An image of a neatly dressed man welcomes visitors and answers questions on finance services on a monitor at KB Kookmin Bank in Yeouido, western Seoul.
The male character, powered by artificial intelligence and modelled on TV personality Kim Hyun-wook, explains the difference between a debit and a credit card in a tone and manner identical to a real human staffer.
He is a prototype of the AI bankers set to work alongside human bank staff in the near future.
KB plans to test the AI banker service at selected branches starting this fall.
AI bankers will be a growing presence at brick-and-mortar stores, says Chung Hee-ban, the manager of KB Koomin Bank’s department of AI Innovation Platform.
“Our goal is to have AI bankers handle at least half of the work needed at offline branches,” he said.
Since 2019, the bank has been developing the algorithm for its virtual banker with tech startups. The bank also worked with customer service staff to build data to feed the AI.
Currently, the AI banker‘s main role is limited to first-line customer support. At KB, AI bankers will inform customers of available products, services and required documents needed to use a certain service. It can also answer general questions related to finance.
KB is not alone in the digital transformation.
Woori Bank has been forging partnerships with tech companies to develop their own AI bankers. The lender joined hands with graphic technology startup LionRocket in April, and opened a research lab with IBM Korea and telecommunications provider KT in May, to develop an AI banker that looks, speaks and reacts like a real human.
One of its goals, Woori Bank said, is to have AI bankers help senior customers get comfortable with its digital services.
Some banks hope AI bankers can open new opportunities in the “metaverse” -- a collective virtual space where users can interact with others through technology such as augmented and virtual reality.
Shinhan Bank recently put out a tender notice seeking partnerships with companies that can develop an “artificial human” banker. Not only will the AI assist customers in digital banking spaces, but could work for its metaverse branches, the company said.
The race to develop AI bankers is heating up in Korea, especially after the pandemic brought about the closure of hundreds of offline stores nationwide. The market, however, is still in its infancy compared to the leading overseas markets.
HSBC’s locations in the US are already assisted by humanoid robot bankers based on the Pepper robots developed by Softbank. The robot provides basic product information to customers and communicates with bank staff on inquiries from clients.
There are still technological hurdles. KB’s AI banker, for instance, misunderstands certain phrases, and is unable to engage in open-ended conversations.

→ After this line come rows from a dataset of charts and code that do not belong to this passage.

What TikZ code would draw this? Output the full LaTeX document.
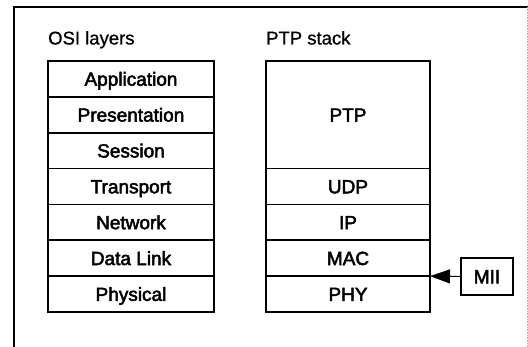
\documentclass[tikz,border=0pt]{standalone}
\usepackage{fontspec}
\setmainfont{Liberation Sans}[FakeBold=0.8]
\newfontfamily\layerfont{Liberation Sans}[FakeBold=2.6]
\usetikzlibrary{arrows.meta}
\begin{document}
\begin{tikzpicture}[x=1pt,y=-1pt,
    frameline/.style={line width=1.6pt},
    heading/.style={anchor=base west,inner sep=0pt,font=\fontsize{18.5}{20}\selectfont},
    layer/.style={draw,line width=1.6pt,inner sep=0pt,outer sep=0pt,
      minimum width=#1,text height=13.6pt,text depth=0pt,
      font=\layerfont\fontsize{19}{21}\selectfont},
    layer/.default=166pt,
    osi/.style={layer,minimum height=35.86pt},
    stackrow/.style={layer=164pt,minimum height=35.86pt},
    feed/.style={line width=1pt,-{Triangle[length=20pt,width=14pt]}}]
  \useasboundingbox (0,0) rectangle (528,347);

  % outer frame (open towards the bottom edge)
  \draw[frameline] (14,347) -- (14,7) -- (528,7);
  \draw[gray!60,line width=0.6pt,densely dotted] (527,7) -- (527,347);

  % column headings
  \node[heading] (osihead) at (48,44.5) {OSI layers};
  \node[heading] (ptphead) at (266,44.5) {PTP stack};

  % OSI reference model, seven layers
  \node[osi] (app)  at (131,78.93)  {Application};
  \node[osi] (pres) at (131,114.79) {Presentation};
  \node[osi] (sess) at (131,150.64) {Session};
  \node[osi] (trans) at (131,186.50) {Transport};
  \node[osi] (net)  at (131,222.36) {Network};
  \node[osi] (dl)   at (131,258.21) {Data Link};
  \node[osi] (phys) at (131,294.07) {Physical};

  % PTP protocol stack
  \node[layer=164pt,minimum height=107.57pt] (ptp) at (348,114.79) {PTP};
  \node[stackrow] (udp) at (348,186.50) {UDP};
  \node[stackrow] (ip)  at (348,222.36) {IP};
  \node[stackrow] (mac) at (348,258.21) {MAC};
  \node[stackrow] (phy) at (348,294.07) {PHY};

  % media independent interface
  \node[draw,line width=1.6pt,minimum width=52pt,minimum height=37pt,inner sep=0pt,
        text height=13.6pt,text depth=0pt,
        font=\layerfont\fontsize{19}{21}\selectfont] (mii) at (487,276.5) {MII};
  \draw[feed] (mii.west) -- (phy.north east);
\end{tikzpicture}
\end{document}
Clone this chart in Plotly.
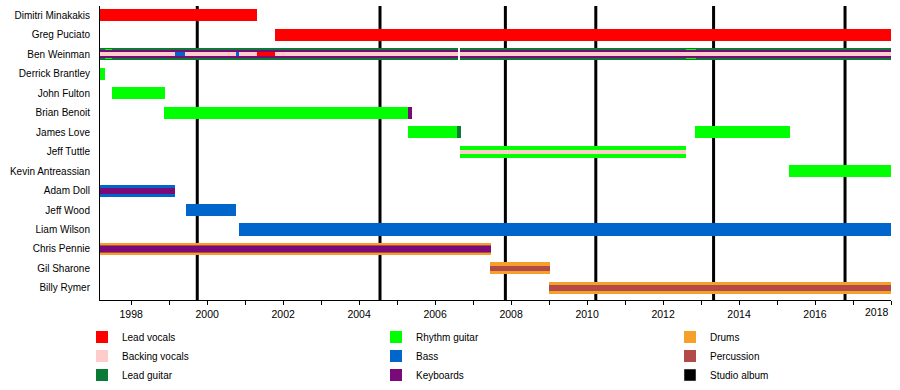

Despite these limits, investment in AI bankers will continue to grow, says Chung, as there are clear benefits to adding a human touch to technology.
“Even though we already have text-based services -- like chatbots or written explanations on mobile apps -- in place, customers tend to focus more when they have a human-like figure explain the detail in audio,” said Chung.
Experts point out the risk of AI bankers making biased or unethical decisions.
“Since the algorithms that construct an AI banker is developed by individual companies, there’s always the danger of a ‘black box risk’ -- when an AI recommends a certain product or discriminates certain customers over others for unknown reasons,” said Lee Soon-ho, researcher at the Korea Institute of Finance.
The Financial Supervisory Service said in May that it would support AI development in the finance sector and develop big data infrastructure. It would come up with regulations to eliminate the risk of AI bankers mis-selling financial products to customers.